Faculty Fellowship applications are now being accepted for the Kahn Institute's Fall 2012 semester-long project titled Altering Bodies and Minds, which is being organized by Nicholas Horton, Mathematics & Statistics, and Barbara Brehm-Curtis, Exercise and Sport Studies. This project represents a new format for the Kahn Institute, but one that will share many attributes of the familiar yearlong projects. Although the project will run for only the fall semester, it will still have a weekly colloquium, meals, visiting scholars and a budget to support the research of the Fellows. This project will investigate efforts to alter minds and bodies and the spectrum of practices meant to improve mental and physical health. A detailed description of the Altering Bodies and Minds project appears below.
More information about this project will be available to interested faculty at an informational meeting that will take place on Monday, September 26, 2011 at 5:00 pm at the Kahn Liberal Arts Institute. The Organizing Fellows will be present to discuss the project and answer questions.
Faculty Fellows who participate in this semester-long project will receive research grants of $1,500.
The deadline to apply for a Faculty Fellowship in the Altering Bodies and Minds project is Friday, October 14, 2011. If you wish to apply, please email the Kahn Institute's Director, Rosetta Marantz Cohen (firstname.lastname@example.org) by that date. In your email, please include the title of the project, explain why you are interested in it, and provide a brief statement of what you hope to gain from it.
ALTERING BODIES AND MINDS PROJECT DESCRIPTION
2012-2013 Semester-Long Research Project
Nicholas Horton, Mathematics & Statistics
Throughout history and in virtually every culture, people have sought ways to alter their bodies and their minds to achieve improved performance. Innovative training regimens and nutritional methods to enhance athletic performance in sports competitions are constantly in development. New drugs and pedagogical methods are regularly introduced to refine concentration and improve educational outcomes. Novel psychotherapeutic techniques and pharmaceutical interventions are continuously researched, tested, and prescribed in an effort to enable individuals to function more effectively in their daily lives.

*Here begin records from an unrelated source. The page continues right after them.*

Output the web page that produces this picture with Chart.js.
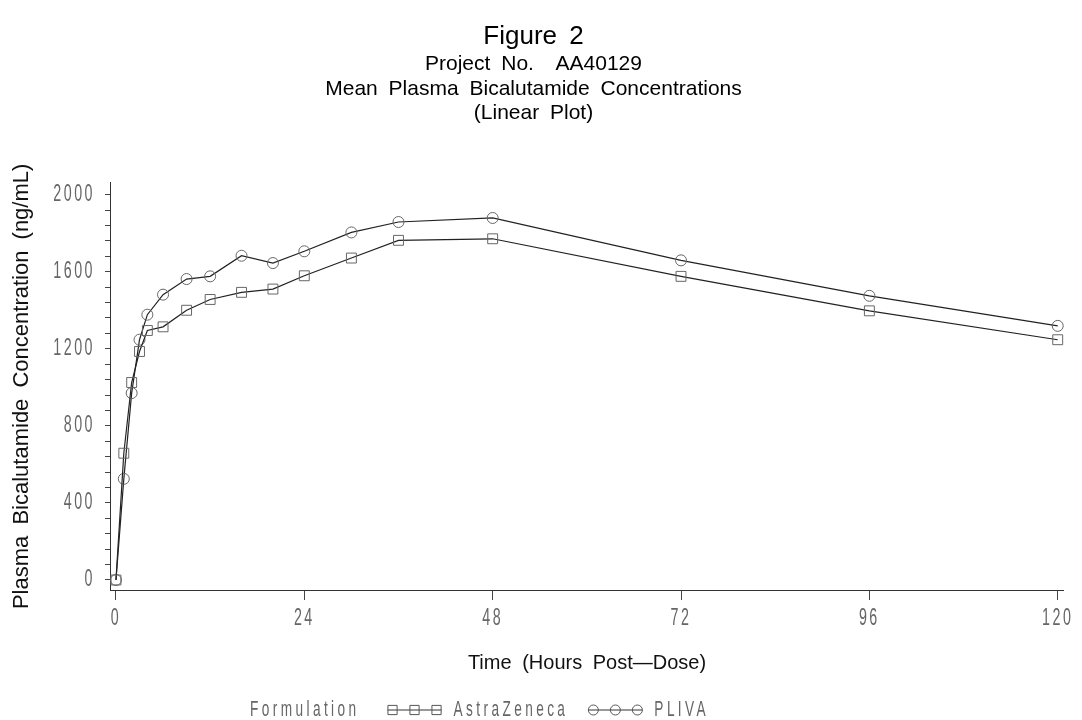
<!DOCTYPE html>
<html>
<head>
<meta charset="utf-8">
<script src="https://cdn.jsdelivr.net/npm/chart.js@4.4.1/dist/chart.umd.min.js"></script>
<style>
  html, body { margin: 0; padding: 0; background: #fff; }
</style>
</head>
<body>
<canvas id="myChart" width="1082" height="720"></canvas>
<script>
"use strict";

// data
const hours = [0, 1, 2, 3, 4, 6, 9, 12, 16, 20, 24, 30, 36, 48, 72, 96, 120];
const astraZeneca = [0, 658, 1025, 1186, 1295, 1314, 1400, 1456, 1493, 1510, 1579, 1671, 1763, 1771, 1576, 1397, 1247];
const pliva = [0, 525, 970, 1247, 1377, 1481, 1562, 1576, 1683, 1645, 1706, 1804, 1858, 1879, 1659, 1475, 1319];

// tick labels
const xTicks = [0, 24, 48, 72, 96, 120];
const yTicks = [0, 400, 800, 1200, 1600, 2000];
const yMinorStep = 80;

const titleText = 'Figure 2';
const subtitleLines = ['Project No.  AA40129', 'Mean Plasma Bicalutamide Concentrations', '(Linear Plot)'];
const legendTitle = 'Formulation';

const toPoints = (ys) => hours.map((h, i) => ({ x: h, y: ys[i] }));

const textFont = '"Liberation Sans", Arial, sans-serif';
const labelFont = { family: textFont, size: 23 };
const squeeze = 0.62;   //horizontal squeeze for the thin SAS style labels

//draws text squeezed around its anchor point
function squeezedFill(ctx, fill) {
    return function (text, x, y) {
        this.save();
        this.translate(x, y);
        this.scale(squeeze, 1);
        fill.call(this, text, 0, 0);
        this.restore();
    };
}

//letter spaced tick labels + wide word spacing on titles
const spacingPlugin = {
    id: 'spacing',
    beforeDraw(chart) {
        chart.ctx.wordSpacing = '5px';
        Object.values(chart.scales).forEach(scale => {
            if (scale._spaced) return;
            const drawLabels = scale.drawLabels;
            scale.drawLabels = function (area) {
                const ctx = this.ctx;
                ctx.save();
                ctx.letterSpacing = '4px';
                ctx.wordSpacing = '0px';
                ctx.fillText = squeezedFill(ctx, CanvasRenderingContext2D.prototype.fillText);
                drawLabels.call(this, area);
                delete ctx.fillText;
                ctx.restore();
            };
            scale._spaced = true;
        });
    }
};

//legend row under the x axis title: "Formulation  -□-□-□ AstraZeneca  -○-○-○ PLIVA"
const legendRow = {
    id: 'legendRow',
    afterDraw(chart) {
        const ctx = chart.ctx;
        const fill = squeezedFill(ctx, CanvasRenderingContext2D.prototype.fillText);
        const y = 710;
        let x = 250;
        ctx.save();
        ctx.font = '22px ' + textFont;
        ctx.letterSpacing = '5.5px';
        ctx.wordSpacing = '0px';
        ctx.textBaseline = 'middle';
        ctx.textAlign = 'left';
        const width = (t) => ctx.measureText(t).width * squeeze;
        ctx.fillStyle = '#666';
        fill.call(ctx, legendTitle, x, y);
        x += width(legendTitle) + 28;
        chart.data.datasets.forEach(ds => {
            const len = 54;
            ctx.strokeStyle = '#333';
            ctx.lineWidth = 1;
            ctx.beginPath();
            ctx.moveTo(x, y);
            ctx.lineTo(x + len, y);
            ctx.stroke();
            ctx.fillStyle = 'rgba(0,0,0,0)';
            ctx.strokeStyle = '#555';
            [x + 5, x + len / 2, x + len - 5].forEach(px => {
                Chart.helpers.drawPoint(ctx, {
                    pointStyle: ds.pointStyle,
                    radius: ds.pointStyle === 'rect' ? 6.5 : 5,
                    borderWidth: 1.2
                }, px, y);
            });
            x += len + 12;
            ctx.fillStyle = '#666';
            fill.call(ctx, ds.label, x, y);
            x += width(ds.label) + 20;
        });
        ctx.restore();
    }
};

const data = {
    datasets: [{
        label: 'AstraZeneca',
        data: toPoints(astraZeneca),
        pointStyle: 'rect',
        pointRadius: 7,
        borderColor: '#222',
        borderWidth: 1.2,
        pointBorderColor: '#666',
        pointBackgroundColor: 'rgba(0,0,0,0)',
        pointBorderWidth: 1,
        tension: 0
    }, {
        label: 'PLIVA',
        data: toPoints(pliva),
        pointStyle: 'circle',
        pointRadius: 5.5,
        borderColor: '#222',
        borderWidth: 1.2,
        pointBorderColor: '#666',
        pointBackgroundColor: 'rgba(0,0,0,0)',
        pointBorderWidth: 1,
        tension: 0
    }]
};

const config = {
    type: 'line',
    data,
    plugins: [spacingPlugin, legendRow],
    options: {
        responsive: false,
        animation: false,
        devicePixelRatio: 1,
        layout: {
            padding: { top: 0, right: 15, bottom: 40, left: 0 }
        },
        scales: {
            x: {
                type: 'linear',
                min: -0.76,
                max: 120.8,
                afterBuildTicks: scale => { scale.ticks = xTicks.map(v => ({ value: v })); },
                afterFit: scale => { scale.height = 90; },
                grid: { drawOnChartArea: false, drawTicks: true, tickLength: 10, color: '#444' },
                border: { display: true, color: '#333', width: 1 },
                ticks: { font: labelFont, color: '#666', padding: 5, maxRotation: 0, autoSkip: false },
                title: {
                    display: true,
                    text: 'Time (Hours Post\u2014Dose)',
                    font: { family: textFont, size: 20 },
                    color: '#111',
                    padding: { top: 4, bottom: 5 }
                }
            },
            y: {
                type: 'linear',
                min: -52,
                max: 2062,
                afterBuildTicks: scale => {
                    const t = [];
                    for (let v = yTicks[0]; v <= yTicks[yTicks.length - 1]; v += yMinorStep) t.push({ value: v });
                    scale.ticks = t;
                },
                afterFit: scale => { scale.width = 110; },
                grid: { drawOnChartArea: false, drawTicks: true, tickLength: 5, color: '#444' },
                border: { display: true, color: '#333', width: 1 },
                ticks: {
                    font: labelFont,
                    color: '#666',
                    padding: 10,
                    autoSkip: false,
                    callback: value => yTicks.includes(value) ? String(value) : ''
                },
                title: {
                    display: true,
                    text: 'Plasma Bicalutamide Concentration (ng/mL)',
                    font: { family: textFont, size: 22 },
                    color: '#111',
                    padding: { top: 9, bottom: 0 }
                }
            }
        },
        plugins: {
            legend: { display: false },
            tooltip: { enabled: false },
            title: {
                display: true,
                text: titleText,
                font: { family: textFont, size: 26, weight: 'normal', lineHeight: 1.2 },
                color: '#000',
                padding: { top: 21, bottom: 0 }
            },
            subtitle: {
                display: true,
                text: subtitleLines,
                font: { family: textFont, size: 21, lineHeight: 1.167 },
                color: '#000',
                padding: { top: 0, bottom: 57 }
            }
        }
    }
};

const myChart = new Chart(document.getElementById('myChart'), config);
</script>
</body>
</html>
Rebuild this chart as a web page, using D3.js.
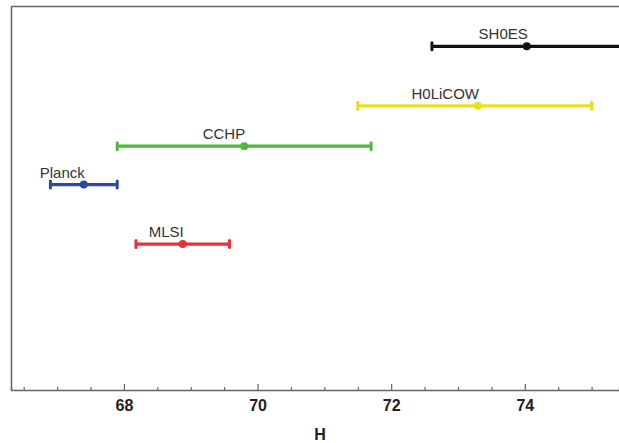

The impulse to alter body or mind in pursuit of the improvement of some aspect of human life and functioning has existed for at least as long as history has been documented. Reports stretching back to antiquity describe treatments that could increase power and stamina for athletes and warriors. In the 1904 Olympics, marathon runners injected themselves with the poison strychnine in an effort to enhance their abilities. In more recent times, with record times continually being broken through improved performance, the press has been filled with reports of illicit doping to enhance athletes' performance in a wide range of sports.
The quest for "artificial" performance enhancement has not been limited to athletics. Societal competition within the cognitive domain has also motivated people to seek ways to strengthen mental function. For example, medications developed to address attention deficit disorder are increasingly used to improve productivity among students and scholars, a practice that raises fundamental questions not only about the ethics and efficacy of popularized repurposing of such treatments, but also about the indicators and measures of intellectual achievement and performance in academic and scientific settings. How effective are such performance-enhancing drugs and does their use constitute cheating? Should some existing performance enhancers, such as coffee (the world's most widely used psychoactive substance) be more widely regulated?
The altering of bodies and minds raises many important questions regarding tradeoffs between risk and reward. For example, pharmaceuticals are now regularly used to alter mental disposition, but who should decide when such alterations are needed or required? The affected individual? Medical institutions? Families? Judicial systems? What are the legal, philosophical and ethical issues at stake here? Issues of weight loss are similarly complex: what is the balance between the pursuit of health and longevity on one hand, and capitulating to arbitrary and culturally constructed aesthetic ideals on the other? Who should decide and how should such decisions get legislated and enacted?
In this semester-long project, we hope to apply diverse disciplinary perspectives to the investigation of efforts to alter minds and bodies in our society. We will consider the spectrum of practices meant to improve mental and physical health. We will also consider the incentives encouraging such practices, and the role of various members of society (e.g., medical professionals, corporate interests, educators, lawmakers, the media) in promoting, discouraging, or regulating various types of modifications. While the specific questions and issues explored will be determined by the interests of the participants, the overall goal of the project will be to identify and analyze fundamental intellectual questions related to the types of alterations that are and have been widely practiced, examining whether distinctions should be made (legally, morally and culturally) among them, and considering the types and nature of limits that have been imposed on them.
The practices and problems of various efforts to alter mind and body provide a rich store of intellectual questions to be addressed. These will be considered from a truly broad range of perspectives that includes the social, the historical, the economic, the cultural, and the psychological, as well as through the science of biochemistry, neuroscience and statistics. We heartily welcome to this project the participation of scholars from a wide range of fields and perspectives.